Я отказалась, но теперь, когда они ушли, я закатала рукава блузки, стянула колготки: мои ноги и руки покрывали длинные красные полосы. Он меня хлестал, бил своей раздвижной тростью…

Но теперь Рафаэля нет больше. И ничего нет. Никто никогда не будет любить Сару-уродину.

* * *

Меня зовут Сара, Сара-уродина.

Я так хотела быть красивой, походить на мое собственное имя. Я мечтала походить на высоких брюнеток с густыми шелковистыми волосами, которые они отбрасывали за спину быстрым небрежным движением, исполненным скрытой грации. Волосы закручиваются вокруг пальцев и свиваются в тугие локоны, в тяжелый узел, чтобы вновь низвергнуться струящимся водопадом. Я так хотела стать обладательницей одной из этих длинных шеек, плавно перетекающих в изящную округлость плеч. Я так хотела… Но я — Сара-уродина.

Первые сомнения… Толстая соседка, всегда небрежно одетая, слишком накрашенная, яркой губной помадой выведен на губах контур сердца, о, эти ужасные губы — «куриная гузка», как называл их мой отец, — жесткие налаченные волосы, скрепленные заколками… Толстая соседка изо дня в день приносила моей матери охапку иллюстрированных журналов, измятых, с загнутыми страницами и замусоленными иллюстрациями: «Оставь себе, Сара, это для тебя…» Толстая соседка, эта сплетница, с ее кудахтающей манерой говорить, громкими раскатами хохота, с ее шуточками, прищуренными глазками с буравящим взглядом; казалось, она хотела заглянуть вам внутрь, чтобы понять, какой эффект произвела.

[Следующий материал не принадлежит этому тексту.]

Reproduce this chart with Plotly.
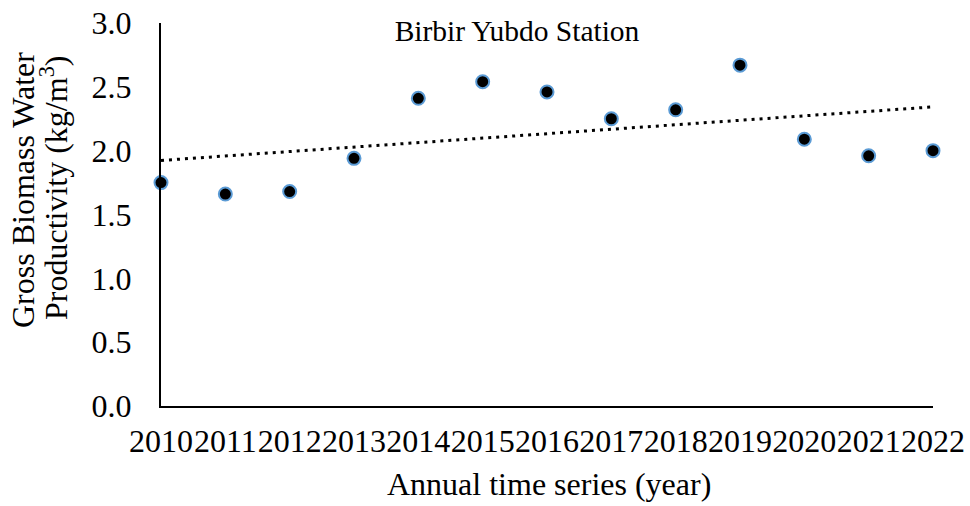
import numpy as np
import plotly.graph_objects as go

years = [2010, 2011, 2012, 2013, 2014, 2015, 2016, 2017, 2018, 2019, 2020, 2021, 2022]
gbwp = [1.75, 1.66, 1.68, 1.94, 2.41, 2.54, 2.46, 2.25, 2.32, 2.67, 2.09, 1.96, 2.00]
y_ticks = [0.0, 0.5, 1.0, 1.5, 2.0, 2.5, 3.0]

chart_title = "Birbir Yubdo Station"
x_title = "Annual time series (year)"
y_title_lines = ["Gross Biomass Water", "Productivity (kg/m<sup>3</sup>)"]

slope, intercept = np.polyfit(years, gbwp, 1)
trend_x = [years[0], years[-1]]
trend_y = [slope * x + intercept for x in trend_x]

FONT = "Liberation Serif, Times New Roman, serif"

W, H = 970, 506
L, T, R, B = 161, 23, 37, 100
PW, PH = W - L - R, H - T - B


def px_x(px):
    return (px - L) / PW


def px_y(py):
    return (H - B - py) / PH


fig = go.Figure()
fig.add_trace(go.Scatter(
    x=trend_x, y=trend_y, mode="lines",
    line=dict(color="black", width=3, dash="3px,5px"),
    hoverinfo="skip", showlegend=False,
))
fig.add_trace(go.Scatter(
    x=years, y=gbwp, mode="markers",
    marker=dict(color="black", size=13, line=dict(color="#5B9BD5", width=2)),
    cliponaxis=False, showlegend=False,
))

fig.update_layout(
    width=W, height=H,
    margin=dict(l=L, r=R, t=T, b=B, autoexpand=False),
    paper_bgcolor="white", plot_bgcolor="white",
    font=dict(family=FONT, size=32, color="black"),
    title=dict(text=chart_title, x=517 / W, xanchor="center",
               y=1 - 31 / H, yanchor="middle", yref="container",
               font=dict(family=FONT, size=29.5, color="black")),
    showlegend=False,
    annotations=[
        dict(text=x_title, xref="paper", yref="paper", x=px_x(549), y=px_y(484),
             xanchor="center", yanchor="middle", showarrow=False,
             font=dict(family=FONT, size=32, color="black")),
        dict(text=y_title_lines[0], xref="paper", yref="paper", x=px_x(23), y=px_y(190),
             xanchor="center", yanchor="middle", textangle=-90, showarrow=False,
             font=dict(family=FONT, size=32, color="black")),
        dict(text=y_title_lines[1], xref="paper", yref="paper", x=px_x(54), y=px_y(188),
             xanchor="center", yanchor="middle", textangle=-90, showarrow=False,
             font=dict(family=FONT, size=32, color="black")),
    ],
)
fig.update_xaxes(
    range=[2010, 2022], tickmode="array", tickvals=years,
    ticktext=[str(y) for y in years], tickangle=0,
    showgrid=False, zeroline=False,
    showline=True, linecolor="black", linewidth=2,
    ticks="", ticklabelstandoff=6, ticklabeloverflow="allow",
    tickfont=dict(family=FONT, size=32),
)
fig.update_yaxes(
    range=[0, 3], tickmode="array", tickvals=y_ticks,
    ticktext=[f"{v:.1f}" for v in y_ticks],
    showgrid=False, zeroline=False,
    showline=True, linecolor="black", linewidth=2,
    ticks="", ticklabelstandoff=21, ticklabeloverflow="allow",
    tickfont=dict(family=FONT, size=32),
)

fig.write_html("out.html", config={"displayModeBar": False},
               post_script="document.body.style.margin='0px';")
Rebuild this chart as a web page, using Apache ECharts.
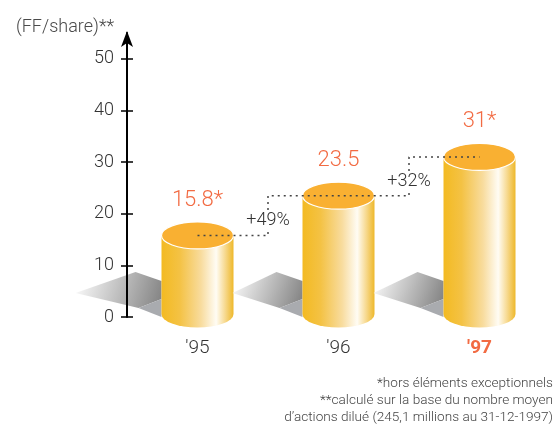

В тот день на кухонном столе стояли в ряд фотографии четырех детей: пробные снимки, сделанные месье Дени в его студии на фоне тяжелых бархатных портьер; всегда, перед тем как составить семейный портрет, он тщательно выбирал ракурс, искусно располагал «модель», несколько размывая лицо. Для каждого на портрете следовало выбрать один из десятков вариантов. Моей матери требовался совет. Толстая соседка водила пальцем, делала замечания, сравнивала и вновь делала замечания. «А это ты, девочка? Надо же, ты фотогенична… Он так добр, этот месье Дени!» И маме: «Фотограф, он может вас так приукрасить».

Я увидела грозовые тучи в глазах матери, сжатые губы, и одновременно мягкий, защищающий взгляд, словно она меня окутывала им. «Он так добр, этот месье Дени…»

* * *

Первый день с Рафаэлем. Майский день, такой, каким он бывает только в Париже. Горожане, опьяненные первыми солнечными лучами, заливающими террасы уличных кафе. Девушки сидели, вытянув ноги, слегка приподняв юбки, расстегнули воротнички, закатали рукава до самых плеч — лишь бы не упустить мгновения раннего загара. Те, кто постарше, избрали неспешный ритм прогулки по тротуарам: они вдыхают теплый воздух, пытаясь уловить носом легкий бриз; их блуждающие взгляды и радостные улыбки говорят о том, что они вот-вот начнут раскланиваться с каждым прохожим как это принято в деревне, они даже как по-деревенски кивают головами: «Как тепло сегодня утром, о, эти удлиняющиеся дни…»

Радость жизни.

И я тоже сидела в кафе за одним из столиков, вынесенных на тротуар. Никакой обыденной чашечки черного кофе, а только фруктовый нектар — густой, душистый, нежный. Праздник.